Task prompt:
Pull every line holding the string "picture" from the records below.

Stored records:

--------------------------------------------------

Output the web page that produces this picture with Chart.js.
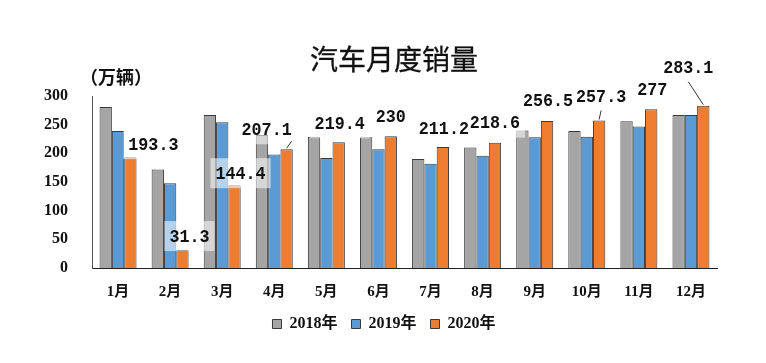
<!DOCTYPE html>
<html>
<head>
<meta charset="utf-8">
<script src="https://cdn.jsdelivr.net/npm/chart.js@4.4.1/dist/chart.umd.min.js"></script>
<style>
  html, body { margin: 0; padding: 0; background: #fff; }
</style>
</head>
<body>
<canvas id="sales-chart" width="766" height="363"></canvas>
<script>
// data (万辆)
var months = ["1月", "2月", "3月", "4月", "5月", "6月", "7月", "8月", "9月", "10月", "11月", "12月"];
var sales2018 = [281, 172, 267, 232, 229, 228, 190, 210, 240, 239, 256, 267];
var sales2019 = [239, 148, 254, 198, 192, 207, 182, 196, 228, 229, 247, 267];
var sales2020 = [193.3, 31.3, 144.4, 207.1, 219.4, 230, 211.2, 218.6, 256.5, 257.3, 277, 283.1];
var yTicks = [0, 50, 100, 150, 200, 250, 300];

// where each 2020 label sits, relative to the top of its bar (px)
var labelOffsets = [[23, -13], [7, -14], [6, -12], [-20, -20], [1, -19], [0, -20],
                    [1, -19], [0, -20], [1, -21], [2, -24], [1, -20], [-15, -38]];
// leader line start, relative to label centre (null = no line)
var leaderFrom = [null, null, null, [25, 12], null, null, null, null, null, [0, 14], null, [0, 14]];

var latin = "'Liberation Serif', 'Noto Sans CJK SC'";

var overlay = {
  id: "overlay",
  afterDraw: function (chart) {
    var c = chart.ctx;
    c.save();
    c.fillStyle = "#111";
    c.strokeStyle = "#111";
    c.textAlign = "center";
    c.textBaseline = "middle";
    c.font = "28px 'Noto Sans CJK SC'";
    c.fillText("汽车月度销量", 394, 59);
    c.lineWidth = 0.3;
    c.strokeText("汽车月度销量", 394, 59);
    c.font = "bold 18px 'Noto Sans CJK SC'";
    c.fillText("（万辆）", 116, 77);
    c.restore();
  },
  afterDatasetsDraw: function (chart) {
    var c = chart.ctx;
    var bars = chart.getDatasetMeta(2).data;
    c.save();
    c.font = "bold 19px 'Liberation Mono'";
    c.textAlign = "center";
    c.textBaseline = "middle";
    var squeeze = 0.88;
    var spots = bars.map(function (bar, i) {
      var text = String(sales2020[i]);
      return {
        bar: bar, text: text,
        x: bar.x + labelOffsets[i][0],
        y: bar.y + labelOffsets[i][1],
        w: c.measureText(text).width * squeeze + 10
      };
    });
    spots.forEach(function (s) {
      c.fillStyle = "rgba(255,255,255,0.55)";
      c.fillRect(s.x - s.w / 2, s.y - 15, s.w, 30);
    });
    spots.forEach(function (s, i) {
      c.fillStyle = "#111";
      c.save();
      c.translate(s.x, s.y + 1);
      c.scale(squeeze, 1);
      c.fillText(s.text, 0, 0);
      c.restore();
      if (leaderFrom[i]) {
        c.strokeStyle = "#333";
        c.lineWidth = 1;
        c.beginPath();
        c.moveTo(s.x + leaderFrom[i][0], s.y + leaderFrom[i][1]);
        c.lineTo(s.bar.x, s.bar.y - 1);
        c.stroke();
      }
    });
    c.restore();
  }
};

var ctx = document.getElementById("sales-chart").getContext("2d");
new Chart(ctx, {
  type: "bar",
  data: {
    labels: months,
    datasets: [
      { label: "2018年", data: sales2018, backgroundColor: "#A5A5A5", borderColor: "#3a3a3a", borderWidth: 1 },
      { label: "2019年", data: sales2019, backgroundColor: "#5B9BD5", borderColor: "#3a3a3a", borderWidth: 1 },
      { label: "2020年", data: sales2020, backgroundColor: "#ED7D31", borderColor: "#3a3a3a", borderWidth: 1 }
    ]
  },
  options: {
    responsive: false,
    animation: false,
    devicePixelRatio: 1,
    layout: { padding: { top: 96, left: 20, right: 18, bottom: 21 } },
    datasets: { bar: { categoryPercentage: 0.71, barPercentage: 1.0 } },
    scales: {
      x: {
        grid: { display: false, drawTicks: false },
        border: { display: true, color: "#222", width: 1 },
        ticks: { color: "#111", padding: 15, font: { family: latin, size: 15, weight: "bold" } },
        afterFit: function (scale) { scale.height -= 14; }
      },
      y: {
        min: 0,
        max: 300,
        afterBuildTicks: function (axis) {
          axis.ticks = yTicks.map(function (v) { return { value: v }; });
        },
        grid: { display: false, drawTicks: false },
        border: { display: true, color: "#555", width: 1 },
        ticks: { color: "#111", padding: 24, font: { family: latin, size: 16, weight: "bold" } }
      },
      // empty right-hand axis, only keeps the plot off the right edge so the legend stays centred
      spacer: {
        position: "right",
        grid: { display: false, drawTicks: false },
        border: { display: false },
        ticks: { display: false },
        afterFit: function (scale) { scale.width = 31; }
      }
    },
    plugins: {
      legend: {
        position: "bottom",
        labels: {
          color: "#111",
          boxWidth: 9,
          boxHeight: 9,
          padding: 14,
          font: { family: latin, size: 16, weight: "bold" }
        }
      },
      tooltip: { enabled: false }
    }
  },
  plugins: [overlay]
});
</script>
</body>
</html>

--------------------------------------------------

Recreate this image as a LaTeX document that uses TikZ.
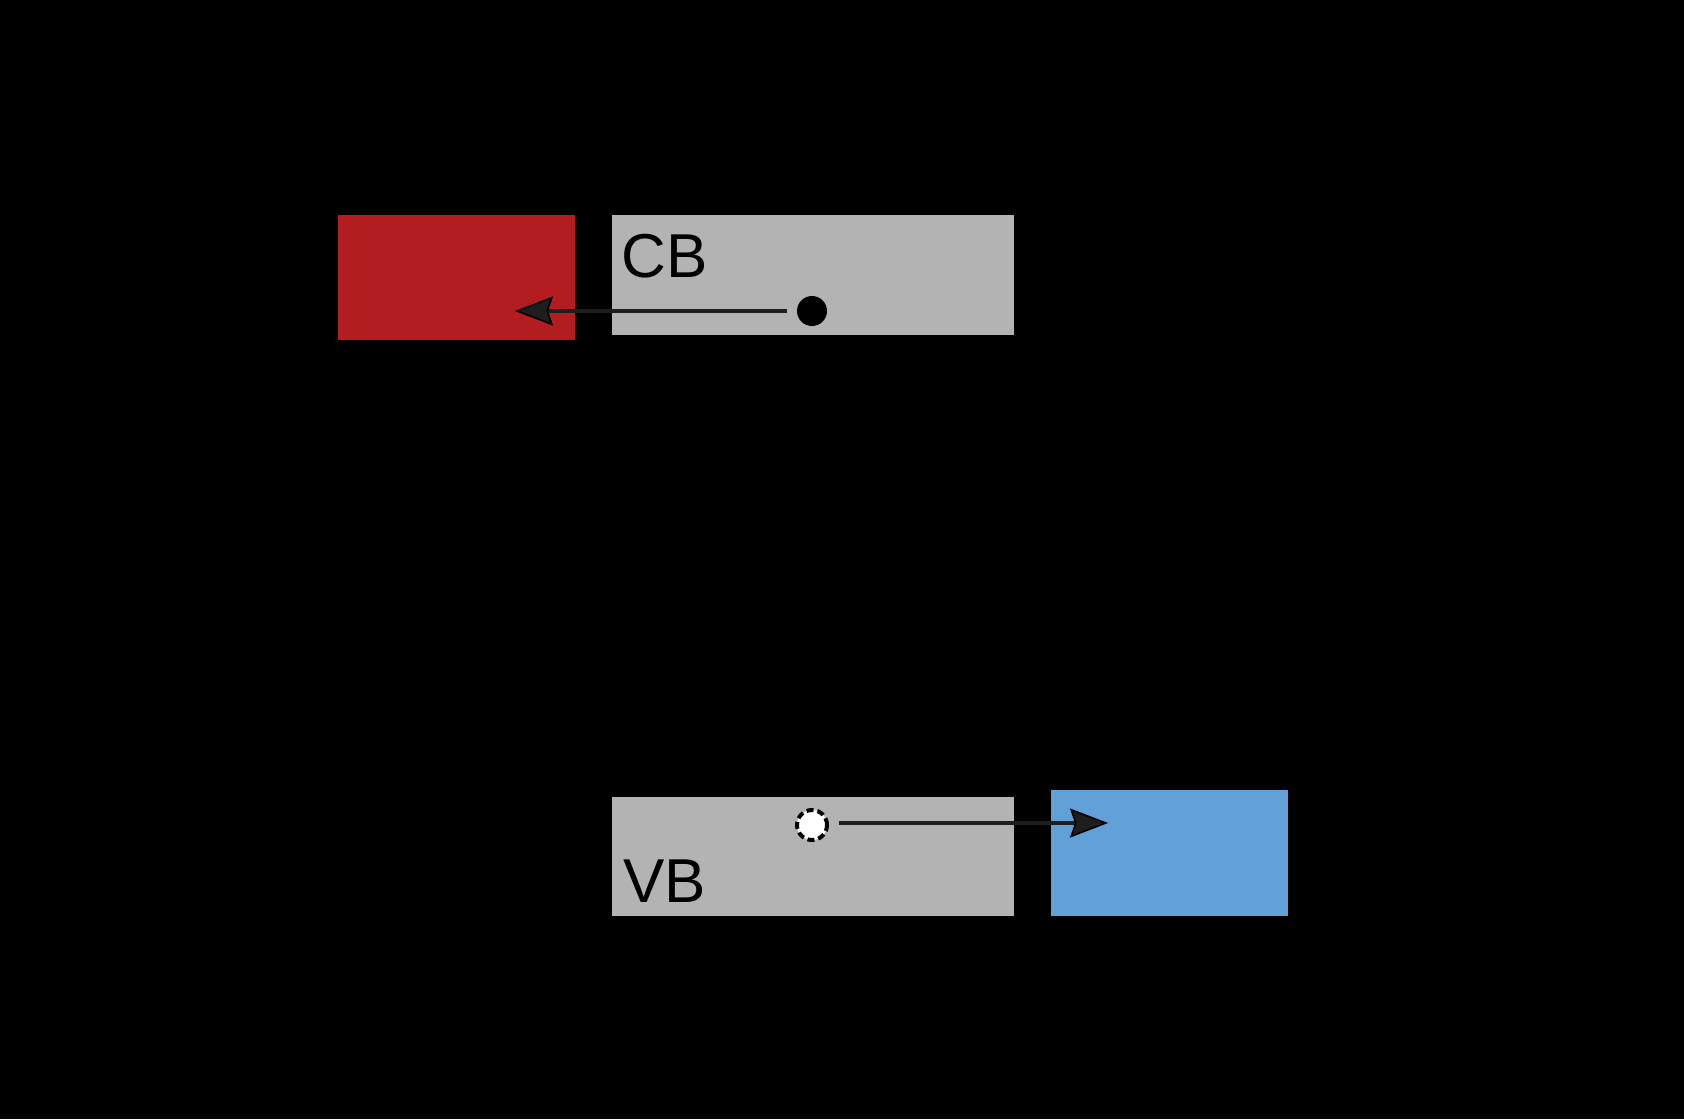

--------------------------------------------------

Written response:
Output the web page that produces this picture with Chart.js.

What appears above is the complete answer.